BRIEF — Everything from the first line of the data through the line with "['-1.000', '-500', '0', '500', '1.000', '1.500', '2.000'];" is to be echoed exactly, minus the pictures.

-- start PROVIDED MATERIAL --

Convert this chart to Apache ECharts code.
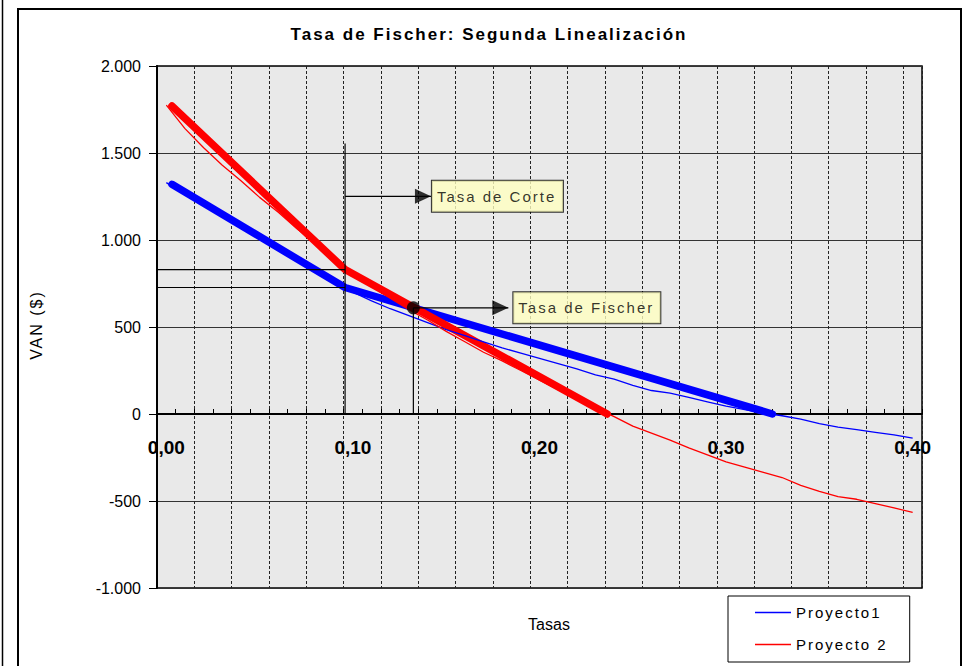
<!DOCTYPE html>
<html>
<head>
<meta charset="utf-8">
<script src="https://cdn.jsdelivr.net/npm/echarts@6/dist/echarts.min.js"></script>
<style>
  html, body { margin: 0; padding: 0; background: #fff; }
  #chart { width: 967px; height: 666px; }
  /* texts set in the "spaced" family get wider letter spacing */
  #chart text[style*="sans-serif"],
  #chart text[font-family*="sans-serif"] { letter-spacing: 2px; }
</style>
</head>
<body>
<div id="chart"></div>
<script>
// Discount rates (x categories)
const rates = [
  0.00, 0.01, 0.02, 0.03, 0.04, 0.05, 0.06, 0.07, 0.08, 0.09,
  0.10, 0.11, 0.12, 0.13, 0.14, 0.15, 0.16, 0.17, 0.18, 0.19,
  0.20, 0.21, 0.22, 0.23, 0.24, 0.25, 0.26, 0.27, 0.28, 0.29,
  0.30, 0.31, 0.32, 0.33, 0.34, 0.35, 0.36, 0.37, 0.38, 0.39, 0.40
];

// Net present value of each project at every rate
const vanProyecto1 = [
  1330, 1262, 1200, 1135, 1070, 1005, 940, 878, 815, 755,
  700, 650, 605, 565, 525, 485, 450, 415, 380, 350,
  320, 290, 260, 225, 200, 165, 135, 120, 95, 70,
  45, 25, 5, -10, -30, -55, -75, -90, -105, -120, -139
];
const vanProyecto2 = [
  1775, 1640, 1530, 1430, 1340, 1245, 1160, 1065, 980, 880,
  800, 735, 665, 600, 540, 475, 415, 355, 305, 250,
  195, 140, 90, 35, -15, -70, -110, -150, -195, -235,
  -275, -305, -335, -365, -410, -445, -475, -490, -515, -540, -566
];

// Second linearization: start, cut rate, internal rate of return
const lineal1X = [0.003, 0.0958, 0.3248];
const lineal1Y = [1320, 727, 0];
const lineal2X = [0.003, 0.0958, 0.2363];
const lineal2Y = [1770, 830, 0];

// Cut-rate marker and Fischer rate (crossing of both linearizations)
const tasaCorte = 0.0958;
const corteTopVan = 1555;
const corteFlechaVan = 1251;
const corteFlechaFin = 0.1418;
const fischerTasa = 0.1324;
const fischerVan = 610;
const fischerFlechaFin = 0.1833;

// Y-axis ticks and their labels
const yTicks = [-1000, -500, 0, 500, 1000, 1500, 2000];
const yTickLabels = ['-1.000', '-500', '0', '500', '1.000', '1.500', '2.000'];

const rateLabels = rates.map(r => r.toFixed(2).replace('.', ','));
const FONT = 'Liberation Sans, Arial';            // plain lettering
const FONT_SP = 'Liberation Sans, sans-serif';    // spaced lettering

const pairs = (xs, ys) => xs.map((x, i) => [x, ys[i]]);

const chart = echarts.init(document.getElementById('chart'), null, { renderer: 'svg' });

const thin = (name, vals, color) => ({
  name, type: 'line', xAxisIndex: 1, yAxisIndex: 0,
  data: pairs(rates, vals), symbol: 'none', z: 5,
  lineStyle: { color, width: 1.3 }, itemStyle: { color }
});
const thick = (name, xs, ys, color, z) => ({
  name, type: 'line', xAxisIndex: 1, yAxisIndex: 0,
  data: pairs(xs, ys), symbol: 'none', z,
  lineStyle: { color, width: 7.5, cap: 'round', join: 'round' }, itemStyle: { color }
});
const guide = (data) => ({
  type: 'line', xAxisIndex: 1, yAxisIndex: 0, data, symbol: 'none', z: 6,
  lineStyle: { color: '#000', width: 1.2 }, silent: true
});
const head = (x, y, text, dist, w) => ({
  type: 'scatter', xAxisIndex: 1, yAxisIndex: 0, z: 8, silent: true,
  data: [{
    value: [x, y],
    symbol: 'triangle', symbolSize: [15, 16], symbolRotate: -90, symbolOffset: [-8, 0],
    itemStyle: { color: '#000' },
    label: {
      show: true, position: 'right', distance: dist, formatter: text,
      backgroundColor: '#ffffc0', borderColor: '#000', borderWidth: 1,
      padding: [5, 4, 5, 5], width: w, height: 21, lineHeight: 21,
      color: '#000', fontSize: 15, fontFamily: FONT_SP
    }
  }]
});

chart.setOption({
  animation: false,
  backgroundColor: '#fff',
  grid: {
    left: 157, top: 66, right: 45, bottom: 78, show: true,
    backgroundColor: '#e9e9e9', borderColor: '#000', borderWidth: 1.5
  },
  xAxis: [
    {
      type: 'category', data: rateLabels, boundaryGap: true, position: 'bottom',
      offset: -174,
      axisLine: { onZero: false, lineStyle: { color: '#000', width: 2 } },
      axisTick: { show: true, inside: true, length: 5, interval: 0, lineStyle: { color: '#000' } },
      axisLabel: { interval: 9, margin: 24, color: '#000', fontSize: 19, fontWeight: 'bold', fontFamily: FONT },
      splitLine: { show: true, interval: 1, lineStyle: { color: '#222', type: [3, 2], width: 1 } }
    },
    { type: 'value', min: -0.005, max: 0.405, show: false }
  ],
  yAxis: {
    type: 'value', min: -1000, max: 2000, interval: 500,
    axisLine: { show: true, onZero: false, lineStyle: { color: '#000', width: 2 } },
    axisTick: { show: true, length: 8, lineStyle: { color: '#000' } },
    axisLabel: {
      margin: 16, color: '#000', fontSize: 16, fontFamily: FONT,
      formatter: v => yTickLabels[yTicks.indexOf(v)]
    },
    splitLine: { show: true, lineStyle: { color: '#333', width: 1 } }
  },
  legend: {
    data: ['Proyecto1', 'Proyecto 2'], orient: 'vertical', left: 728, top: 596,
    icon: 'rect', itemWidth: 36, itemHeight: 1.5, itemGap: 17, padding: [9, 42, 10, 27],
    backgroundColor: '#fff', borderColor: '#000', borderWidth: 1,
    textStyle: { fontSize: 15, lineHeight: 15, color: '#000', fontFamily: FONT_SP }
  },
  series: [
    thick('Linealización Proyecto1', lineal1X, lineal1Y, '#0000ff', 3),
    thick('Linealización Proyecto 2', lineal2X, lineal2Y, '#ff0000', 4),
    thin('Proyecto1', vanProyecto1, '#0000ff'),
    thin('Proyecto 2', vanProyecto2, '#ff0000'),
    guide([[tasaCorte, corteTopVan], [tasaCorte, 0]]),
    guide([[-0.005, lineal2Y[1]], [tasaCorte, lineal2Y[1]]]),
    guide([[-0.005, lineal1Y[1]], [tasaCorte, lineal1Y[1]]]),
    guide([[tasaCorte, corteFlechaVan], [corteFlechaFin, corteFlechaVan]]),
    guide([[fischerTasa, fischerVan], [fischerTasa, 0]]),
    guide([[fischerTasa, fischerVan], [fischerFlechaFin, fischerVan]]),
    head(corteFlechaFin, corteFlechaVan, 'Tasa de Corte', 1, 122),
    head(fischerFlechaFin, fischerVan, 'Tasa de Fischer', 5, 138),
    {
      type: 'scatter', xAxisIndex: 1, yAxisIndex: 0, z: 9, silent: true,
      data: [[fischerTasa, fischerVan]], symbol: 'circle', symbolSize: 13,
      itemStyle: { color: '#000' }
    }
  ],
  graphic: [
    { type: 'rect', silent: true, shape: { x: 18, y: 9, width: 943, height: 680 },
      style: { fill: 'none', stroke: '#000', lineWidth: 2 } },
    { type: 'line', silent: true, shape: { x1: 2.5, y1: 0, x2: 2.5, y2: 666 },
      style: { stroke: '#000', lineWidth: 1.5 } },
    { type: 'text', silent: true, x: 489, y: 34,
      style: { text: 'Tasa de Fischer: Segunda Linealización', fill: '#000',
        fontSize: 17, fontWeight: 'bold', fontFamily: FONT_SP,
        textAlign: 'center', textVerticalAlign: 'middle' } },
    { type: 'text', silent: true, x: 549, y: 624,
      style: { text: 'Tasas', fill: '#000', fontSize: 16, fontFamily: FONT,
        textAlign: 'center', textVerticalAlign: 'middle' } },
    { type: 'text', silent: true, x: 36, y: 325, rotation: Math.PI / 2,
      style: { text: 'VAN ($)', fill: '#000', fontSize: 16, fontFamily: FONT_SP,
        textAlign: 'center', textVerticalAlign: 'middle' } }
  ]
});
</script>
</body>
</html>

-- end PROVIDED MATERIAL --

WRITTEN RESPONSE —
Convert this chart to Apache ECharts code.
<!DOCTYPE html>
<html>
<head>
<meta charset="utf-8">
<script src="https://cdn.jsdelivr.net/npm/echarts@6/dist/echarts.min.js"></script>
<style>
  html, body { margin: 0; padding: 0; background: #fff; }
  #chart { width: 967px; height: 666px; }
  /* texts set in the "spaced" family get wider letter spacing */
  #chart text[style*="sans-serif"],
  #chart text[font-family*="sans-serif"] { letter-spacing: 2px; }
</style>
</head>
<body>
<div id="chart"></div>
<script>
// Discount rates (x categories)
const rates = [
  0.00, 0.01, 0.02, 0.03, 0.04, 0.05, 0.06, 0.07, 0.08, 0.09,
  0.10, 0.11, 0.12, 0.13, 0.14, 0.15, 0.16, 0.17, 0.18, 0.19,
  0.20, 0.21, 0.22, 0.23, 0.24, 0.25, 0.26, 0.27, 0.28, 0.29,
  0.30, 0.31, 0.32, 0.33, 0.34, 0.35, 0.36, 0.37, 0.38, 0.39, 0.40
];

// Net present value of each project at every rate
const vanProyecto1 = [
  1330, 1262, 1200, 1135, 1070, 1005, 940, 878, 815, 755,
  700, 650, 605, 565, 525, 485, 450, 415, 380, 350,
  320, 290, 260, 225, 200, 165, 135, 120, 95, 70,
  45, 25, 5, -10, -30, -55, -75, -90, -105, -120, -139
];
const vanProyecto2 = [
  1775, 1640, 1530, 1430, 1340, 1245, 1160, 1065, 980, 880,
  800, 735, 665, 600, 540, 475, 415, 355, 305, 250,
  195, 140, 90, 35, -15, -70, -110, -150, -195, -235,
  -275, -305, -335, -365, -410, -445, -475, -490, -515, -540, -566
];

// Second linearization: start, cut rate, internal rate of return
const lineal1X = [0.003, 0.0958, 0.3248];
const lineal1Y = [1320, 727, 0];
const lineal2X = [0.003, 0.0958, 0.2363];
const lineal2Y = [1770, 830, 0];

// Cut-rate marker and Fischer rate (crossing of both linearizations)
const tasaCorte = 0.0958;
const corteTopVan = 1555;
const corteFlechaVan = 1251;
const corteFlechaFin = 0.1418;
const fischerTasa = 0.1324;
const fischerVan = 610;
const fischerFlechaFin = 0.1833;

// Y-axis ticks and their labels
const yTicks = [-1000, -500, 0, 500, 1000, 1500, 2000];
const yTickLabels = ['-1.000', '-500', '0', '500', '1.000', '1.500', '2.000'];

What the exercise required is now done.